Everyone’s been linking this one (though I saw it first at Chez Ken MacLeod), but it’s too good a story not to mention: the rich ecosystem of Ascension Island is not natural, but the result of a collaboration between Charles Darwin, the Botanical Gardens of Kew and the Royal Navy.
Ascension was an arid island, buffeted by dry trade winds from southern Africa. Devoid of trees at the time of Darwin and Hooker’s visits, the little rain that did fall quickly evaporated away.
Egged on by Darwin, in 1847 Hooker advised the Royal Navy to set in motion an elaborate plan. With the help of Kew Gardens – where Hooker’s father was director – shipments of trees were to be sent to Ascension.
The idea was breathtakingly simple. Trees would capture more rain, reduce evaporation and create rich, loamy soils. The “cinder” would become a garden.
So, beginning in 1850 and continuing year after year, ships started to come. Each deposited a motley assortment of plants from botanical gardens in Europe, South Africa and Argentina.
Soon, on the highest peak at 859m (2,817ft), great changes were afoot. By the late 1870s, eucalyptus, Norfolk Island pine, bamboo, and banana had all run riot.
And here’s your science fictional end-of-story conceptual slingshot bit:
In effect, what Darwin, Hooker and the Royal Navy achieved was the world’s first experiment in “terra-forming”. They created a self-sustaining and self-reproducing ecosystem in order to make Ascension Island more habitable.
Wilkinson thinks that the principles that emerge from that experiment could be used to transform future colonies on Mars. In other words, rather than trying to improve an environment by force, the best approach might be to work with life to help it “find its own way”.

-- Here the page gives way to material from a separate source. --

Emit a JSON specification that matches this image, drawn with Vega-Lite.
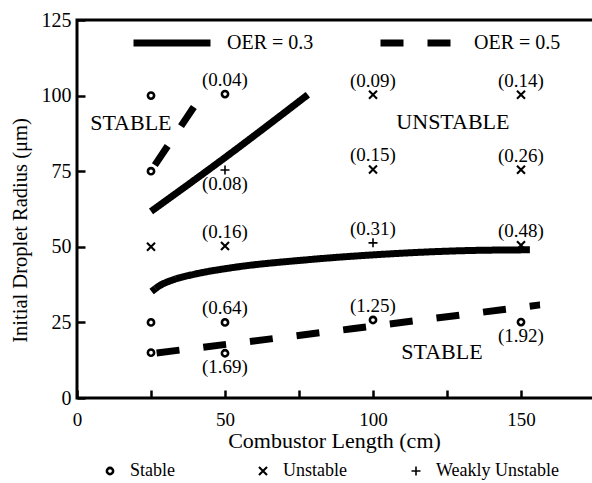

Watch closely for Mars-themed short stories over the next twelve months; I’ve got five bucks here that says a lot of them will feature a capital city or main base called Darwin. 🙂
Auroville in India has done something similar with their multi-decade regional tree planting and erosion control efforts. Ecological terraforming using such methods as well as biochar and the replacement of keystone species can do quite a lot fairly quickly to rehabilitate diminished ecosystems. John Todd, one of the premier ecosystem designers, won the first Buckminster Fuller Challenge with his ecological restoration program for the coal ravaged lands of Appalachia.